The center still holds. It's the bottom and top of American society where we have a problem. And since it's the top that has such decisive influence on American culture, economy, and governance, I focus on it. The fact is that American elites have increasingly been withdrawing from American life. It's not a partisan phenomenon. The elites of all political stripes have increasingly withdrawn to gated communities--"gated" literally or figuratively--where they never interact at an intimate level with people not of their own socioeconomic class. 

Haven't the elites always done this? Not like today. A hundred years ago, the wealth necessary to withdraw was confined to a much smaller percentage of the elites than now. Workplaces where the elites made their livings were much more variegated a hundred years ago than today's highly specialized workplaces. 

Perhaps the most important difference is that, not so long ago, the overwhelming majority of the elites in each generation were drawn from the children of farmers, shopkeepers, and factory workers--and could still remember those worlds after they left them.
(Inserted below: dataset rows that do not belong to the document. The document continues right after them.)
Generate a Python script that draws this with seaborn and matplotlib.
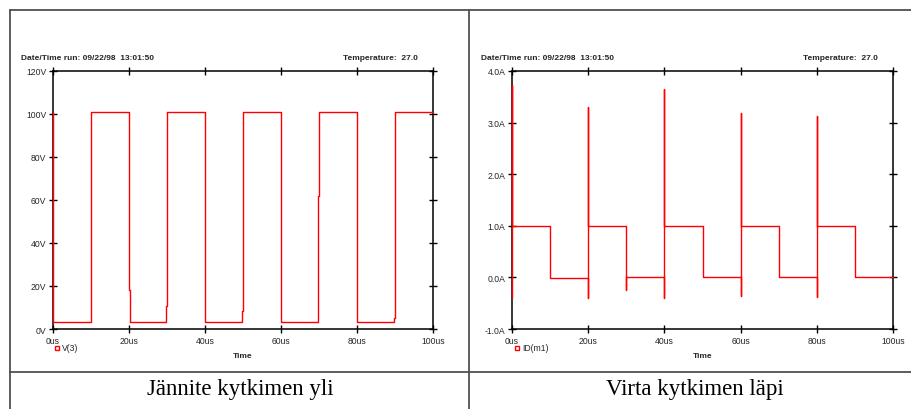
import numpy as np
import pandas as pd
import matplotlib
matplotlib.use('Agg')
import matplotlib.pyplot as plt
from matplotlib.lines import Line2D
import seaborn as sns

# Voltage across the switch, V(3) (time in us, volts)
v_time = [0, 0, 10, 10, 20, 20, 20.3, 20.3, 29.8, 29.8, 30.1, 30.1, 40, 40,
          49.8, 49.8, 50.1, 50.1, 60, 60, 69.8, 69.8, 70.1, 70.1, 80, 80,
          89.8, 89.8, 90.1, 90.1, 100]
v_volts = [101, 3.4, 3.4, 101, 101, 18, 18, 3.4, 3.4, 10.5, 10.5, 101, 101, 3.4,
           3.4, 8.5, 8.5, 101, 101, 3.4, 3.4, 62, 62, 101, 101, 3.4,
           3.4, 5, 5, 101, 101]

# Current through the switch, ID(m1) (time in us, amps)
i_time = [0, 0, 0, 10, 10, 20, 20, 20, 20, 30, 30, 30, 40, 40, 40, 40, 50, 50,
          60, 60, 60, 60, 70, 70, 80, 80, 80, 80, 90, 90, 100]
i_amps = [-0.4, 3.73, 1.0, 1.0, -0.02, -0.02, -0.4, 3.31, 1.0, 1.0, -0.24, 0.0,
          0.0, -0.4, 3.65, 1.0, 1.0, 0.0, 0.0, -0.36, 3.18, 1.0, 1.0, 0.0,
          0.0, -0.38, 3.13, 1.0, 1.0, 0.0, 0.0]

x_ticks = [0, 20, 40, 60, 80, 100]
x_labels = ['0us', '20us', '40us', '60us', '80us', '100us']
v_ticks = [0, 20, 40, 60, 80, 100, 120]
v_labels = ['0V', '20V', '40V', '60V', '80V', '100V', '120V']
i_ticks = [-1, 0, 1, 2, 3, 4]
i_labels = ['-1.0A', '0.0A', '1.0A', '2.0A', '3.0A', '4.0A']

header_left = 'Date/Time run: 09/22/98  13:01:50'
header_right = 'Temperature:  27.0'
captions = ['Jännite kytkimen yli', 'Virta kytkimen läpi']
legends = ['V(3)', 'ID(m1)']

sns.set_style('white')
plt.rcParams['font.family'] = ['Liberation Sans', 'DejaVu Sans']

W, H = 911, 410
fig = plt.figure(figsize=(W / 100, H / 100), dpi=100)
fig.patch.set_facecolor('white')

def fx(px):
    return px / W

def fy(py):
    return 1 - py / H

panels = [
    dict(left=53, right=433, t=v_time, y=v_volts, ylim=(0, 120), yt=v_ticks, yl=v_labels,
         hx0=21, hx1=418, lx=57),
    dict(left=512, right=893, t=i_time, y=i_amps, ylim=(-1, 4), yt=i_ticks, yl=i_labels,
         hx0=481, hx1=878, lx=517),
]

for k, p in enumerate(panels):
    ax = fig.add_axes([fx(p['left']), fy(330), fx(p['right'] - p['left']), (330 - 72) / H])
    df = pd.DataFrame({'t': p['t'], 'y': p['y']})
    sns.lineplot(data=df, x='t', y='y', sort=False, estimator=None, color='#ff0000',
                 linewidth=1.0, ax=ax, legend=False, zorder=3, clip_on=False)
    ax.set_xlim(0, 100)
    ax.set_ylim(*p['ylim'])
    ax.set_xticks(x_ticks)
    ax.set_xticklabels(x_labels)
    ax.set_yticks(p['yt'])
    ax.set_yticklabels(p['yl'])
    ax.set_xlabel('')
    ax.set_ylabel('')
    for s in ax.spines.values():
        s.set_visible(True)
        s.set_color('black')
        s.set_linewidth(1.1)
        s.set_zorder(2)
    ax.tick_params(axis='both', which='both', direction='inout', length=5.5, width=1.0,
                   color='black', labelsize=6.2, pad=2, top=True, right=True,
                   labeltop=False, labelright=False, bottom=True, left=True)
    ax.set_facecolor('white')

    fig.text(fx(p['hx0']), fy(58), header_left, fontsize=6, fontweight='bold',
             ha='left', va='center')
    fig.text(fx(p['hx1']), fy(58), header_right, fontsize=6, fontweight='bold',
             ha='right', va='center')
    fig.text(fx((p['left'] + p['right']) / 2), fy(357), 'Time', fontsize=6,
             fontweight='bold', ha='center', va='center')
    fig.add_artist(Line2D([fx(p['lx'])], [fy(348.5)], marker='s', markersize=3.5,
                          markerfacecolor='white', markeredgecolor='#ff0000',
                          markeredgewidth=1.0, linestyle='none', transform=fig.transFigure))
    fig.text(fx(p['lx'] + 5), fy(349), legends[k], fontsize=6.2, ha='left', va='center')

# captions below the plots
fig.text(fx(240), fy(390), captions[0], fontsize=16.5, family='Liberation Serif',
         ha='center', va='center', color='black')
fig.text(fx(695), fy(390), captions[1], fontsize=16.5, family='Liberation Serif',
         ha='center', va='center', color='black')

# table frame around the two panels
frame = dict(color='#505050', linewidth=1.3, transform=fig.transFigure)
fig.add_artist(Line2D([fx(10), 1], [fy(11), fy(11)], **frame))
fig.add_artist(Line2D([fx(10), 1], [fy(372.5), fy(372.5)], **frame))
fig.add_artist(Line2D([fx(10), fx(10)], [fy(11), 0], **frame))
fig.add_artist(Line2D([fx(469), fx(469)], [fy(11), 0], **frame))

fig.savefig('out.png', dpi=100, facecolor='white')
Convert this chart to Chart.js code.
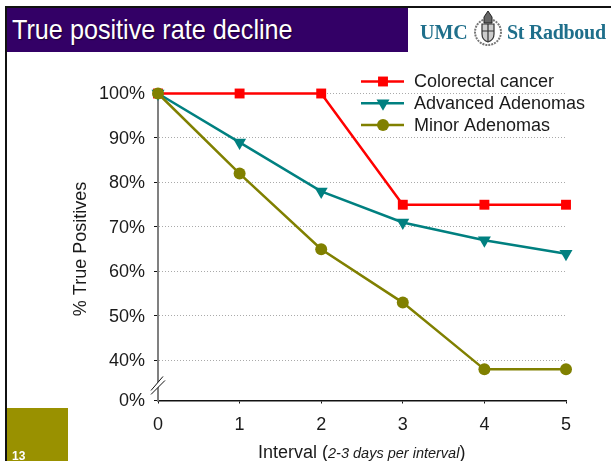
<!DOCTYPE html>
<html>
<head>
<meta charset="utf-8">
<title>True positive rate decline</title>
<script src="https://cdn.jsdelivr.net/npm/chart.js@4"></script>
<style>
  html, body { margin: 0; padding: 0; background: #fff; }
  body { width: 611px; height: 461px; position: relative; overflow: hidden; font-family: "Liberation Sans", Arial, sans-serif; color: #1a1a1a; }
  #chart { position: absolute; left: 0; top: 0; }
  .abs { position: absolute; }
  #frame-top { left: 5px; top: 6px; width: 606px; height: 2px; background: #111; }
  #frame-left { left: 5px; top: 6px; width: 2px; height: 455px; background: #111; }
  #banner { left: 7px; top: 8px; width: 401px; height: 44px; background: #330066; }
  #title { left: 12px; top: 14px; font-size: 28px; line-height: 32px; color: #fff; transform: scaleX(.9); transform-origin: left; text-shadow: 1px 1px 1px #1a0033; white-space: nowrap; }
  #logo { left: 420px; top: 20px; font: bold 20px/24px "Liberation Serif", serif; color: #1f6f8b; white-space: nowrap; }
  #logo2 { left: 507px; top: 20px; font: bold 20px/24px "Liberation Serif", serif; letter-spacing: -0.3px; color: #1f6f8b; white-space: nowrap; }
  #crest { left: 472px; top: 9px; }
  #page-box { left: 7px; top: 408px; width: 61px; height: 53px; background: #999100; }
  #page-no { left: 12px; top: 449px; font: bold 12px/14px "Liberation Sans", sans-serif; color: #fff; }
  #x-title { left: 258px; top: 441px; font-size: 18px; line-height: 22px; white-space: nowrap; }
  #x-title i { font-size: 14.5px; }
</style>
</head>
<body>
<canvas id="chart" width="611" height="461"></canvas>
<div class="abs" id="frame-top"></div>
<div class="abs" id="frame-left"></div>
<div class="abs" id="banner"></div>
<div class="abs" id="title">True positive rate decline</div>
<div class="abs" id="logo">UMC</div>
<svg class="abs" id="crest" width="32" height="38" viewBox="0 0 32 38">
  <circle cx="16" cy="23" r="13" fill="none" stroke="#777" stroke-width="2" stroke-dasharray="2 1"/>
  <path d="M10 15h12v10q0 6-6 8q-6-2-6-8z" fill="#ccc" stroke="#333" stroke-width="1.2"/>
  <path d="M16 15v18M10 22h12" stroke="#333" stroke-width="1.2"/>
  <path d="M12 14v-6l4-6l4 6v6z" fill="#666" stroke="#222"/>
</svg>
<div class="abs" id="logo2">St Radboud</div>
<div class="abs" id="page-box"></div>
<div class="abs" id="page-no">13</div>
<div class="abs" id="x-title">Interval (<i>2-3 days per interval</i>)</div>

<script>
const intervals = ['0', '1', '2', '3', '4', '5'];
const colorectal = [100, 100, 100, 75, 75, 75];
const advanced = [100, 89, 78, 71, 67, 64];
const minor = [100, 82, 65, 53, 38, 38];

// axis is broken below 40%, the 0% tick sits where 31 would be
const yTickValues = [31, 40, 50, 60, 70, 80, 90, 100];
const yTickLabels = ['0%', '40%', '50%', '60%', '70%', '80%', '90%', '100%'];

const seriesInfo = [
  { label: 'Colorectal cancer', data: colorectal, color: '#ff0000', style: 'rect', radius: 7, rotation: 0 },
  { label: 'Advanced Adenomas', data: advanced, color: '#008080', style: 'triangle', radius: 7.5, rotation: 180 },
  { label: 'Minor Adenomas', data: minor, color: '#808000', style: 'circle', radius: 6, rotation: 0 }
];

const textColor = '#1a1a1a';
const fontFamily = '"Liberation Sans"';

const extras = {
  id: 'extras',
  afterDraw(chart) {
    const c = chart.ctx;
    const y = chart.scales.y;
    const left = chart.chartArea.left;

    // axis break
    c.save();
    const yb = y.getPixelForValue(40) + 25;
    c.fillStyle = '#fff';
    c.beginPath();
    c.moveTo(left - 7, yb + 9);
    c.lineTo(left + 7, yb - 5);
    c.lineTo(left + 5, yb - 9);
    c.lineTo(left - 7, yb + 5);
    c.closePath();
    c.fill();
    c.strokeStyle = '#111';
    c.lineWidth = 1;
    c.beginPath();
    c.moveTo(left - 7, yb + 9);
    c.lineTo(left + 7, yb - 5);
    c.moveTo(left - 7, yb + 5);
    c.lineTo(left + 5, yb - 9);
    c.stroke();

    // y axis title
    c.save();
    c.translate(81, 249);
    c.rotate(-Math.PI / 2);
    c.textAlign = 'center';
    c.textBaseline = 'middle';
    c.font = '18px ' + fontFamily;
    c.fillStyle = textColor;
    c.fillText('% True Positives', 0, 0);
    c.restore();

    // legend
    c.textBaseline = 'middle';
    c.font = '18px ' + fontFamily;
    seriesInfo.forEach((s, i) => {
      const ly = 81.5 + i * 21.7;
      c.strokeStyle = s.color;
      c.lineWidth = 2.5;
      c.beginPath();
      c.moveTo(361, ly);
      c.lineTo(404, ly);
      c.stroke();
      c.fillStyle = s.color;
      Chart.helpers.drawPoint(c, { pointStyle: s.style, radius: s.radius, rotation: s.rotation, borderWidth: 0 }, 383, ly);
      c.fillStyle = textColor;
      c.fillText(s.label, 414, ly + 1);
    });
    c.restore();
  }
};

new Chart(document.getElementById('chart').getContext('2d'), {
  type: 'line',
  data: {
    labels: intervals,
    datasets: seriesInfo.map((s, i) => ({
      label: s.label,
      data: s.data,
      order: seriesInfo.length - i,
      borderColor: s.color,
      backgroundColor: s.color,
      borderWidth: 2.5,
      tension: 0,
      clip: false,
      pointStyle: s.style,
      pointRadius: s.radius,
      pointRotation: s.rotation,
      pointBorderWidth: 0
    }))
  },
  plugins: [extras],
  options: {
    responsive: false,
    animation: false,
    layout: { padding: { top: 93.5, right: 45 } },
    plugins: { legend: { display: false }, tooltip: { enabled: false } },
    scales: {
      x: {
        offset: false,
        grid: { drawOnChartArea: false, drawTicks: true, tickLength: 3, tickColor: '#111' },
        border: { color: '#111', width: 1.5 },
        ticks: { color: textColor, font: { family: fontFamily, size: 18 }, padding: 11, maxRotation: 0 },
        afterFit(scale) { scale.height = 60.5; }
      },
      y: {
        min: 31,
        max: 100,
        afterBuildTicks(scale) { scale.ticks = yTickValues.map(v => ({ value: v })); },
        grid: {
          color: ctx => ctx.tick.value === 31 ? 'transparent' : '#aaaaaa',
          tickColor: '#111',
          tickLength: 4,
          lineWidth: 1
        },
        border: { color: '#808080', width: 2, dash: [1, 2] },
        ticks: {
          color: textColor,
          padding: 9,
          labelOffset: 1,
          font: { family: fontFamily, size: 18 },
          callback: (v) => yTickLabels[yTickValues.indexOf(v)]
        },
        afterFit(scale) { scale.width = 158; }
      }
    }
  }
});
</script>
</body>
</html>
Over the last half century, it can be demonstrated empirically that the new generation of elites have increasingly spent their entire lives in the upper-middle-class bubble, never even having seen a factory floor, let alone worked on one, never having gone to a grocery store and bought the cheap ketchup instead of the expensive ketchup to meet a budget, never having had a boring job where their feet hurt at the end of the day, and never having had a close friend who hadn't gotten at least 600 on her SAT verbal. There's nobody to blame for any of this. These are the natural consequences of successful people looking for pleasant places to live and trying to do the best thing for their children.

But the fact remains: It is the elites who are increasingly separated from the America over which they have so much influence. That is not the America that Tocqueville saw. It is not an America that can remain America.

Our elites are not like the elites of the ancien regime in France. They do not owe their positions due to bloodlines (although some have taken advantage of their presence in Bill Clinton's kindergarten class). If Americans want to move in a different direction, we will find new elites to take us there.